Former Canadian General Surveillance Radar station

Cartwright Air Station (ADC ID: N-27) is a closed General Surveillance Radar station. It is located 145.2 mi east-northeast of CFB Goose Bay, Newfoundland and Labrador. It was closed in 1968.

==History==
The site was established in 1953 as a General Surveillance Radar station, funded by the United States Air Force (USAF). It was used initially by the Northeast Air Command, which stationed the 922d Aircraft Control and Warning Squadron on the station on 1 October 1953. The station functioned as a Ground-Control Intercept (GCI) and warning station. As a GCI station, the squadron's role was to guide interceptor aircraft toward unidentified intruders picked up on the unit's radar scopes.

It was equipped with the following radars:
- Search Radar: AN/FPS-3C, AN/FPS-502, AN/FPS-20A, AN/FPS-87A, AN/FPS-93A
- Height Radar: AN/TPS-502, AN/FPS-6B, AN/FPS-90

The station was reassigned to the USAF Air Defense Command on 1 April 1957, and was given designation "N-27". In 1963, the site was connected to the Manual Data Center at Goose AFB.

In addition to the main facility, Cartwright operated several AN/FPS-14 manned Gap Filler sites:
- Cut Throat Island Air Station (N-27A):
- Spotted Island Air Station (N-27B):
- Fox Harbour Air Station (N-27C):

On 18 June 1968, the USAF transferred control of the site to the Canadian Armed Forces. It was inactivated, closed and the remains of the station are abandoned.

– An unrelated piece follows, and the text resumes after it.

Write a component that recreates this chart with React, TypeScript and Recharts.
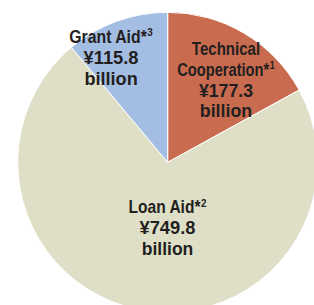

==USAF units and assignments ==
===Units===
- 922d Aircraft Control and Warning Squadron, activated at Grenier AFB, New Hampshire, 26 May 1953
 Moved to Cartwright Air Station, 1 October 1953
 Discontinued,18 June 1968

===Assignments===
- 4707th Air Defense Wing (ADC), 26 May 1953
- Northeast Air Command, 1 October 1953
- 4732d Air Defense Group (ADC), 1 April 1957
- Goose Air Defense Sector, 1 April 1960
- 37th Air Division, 1 April 1966 – 18 June 1968

==North Warning System==
A long range AN/FPS-117 surveillance radar site, Cartwright Long Range Radar Site, was built 13.5 mi south of Cartwright Air Station in November 1998 as part of the North Warning System to cover any Long Range Radar surveillance gaps. The new site (LAB-6) consists of a radar towers, communications facility, and storage and tunnel connected buildings for personnel.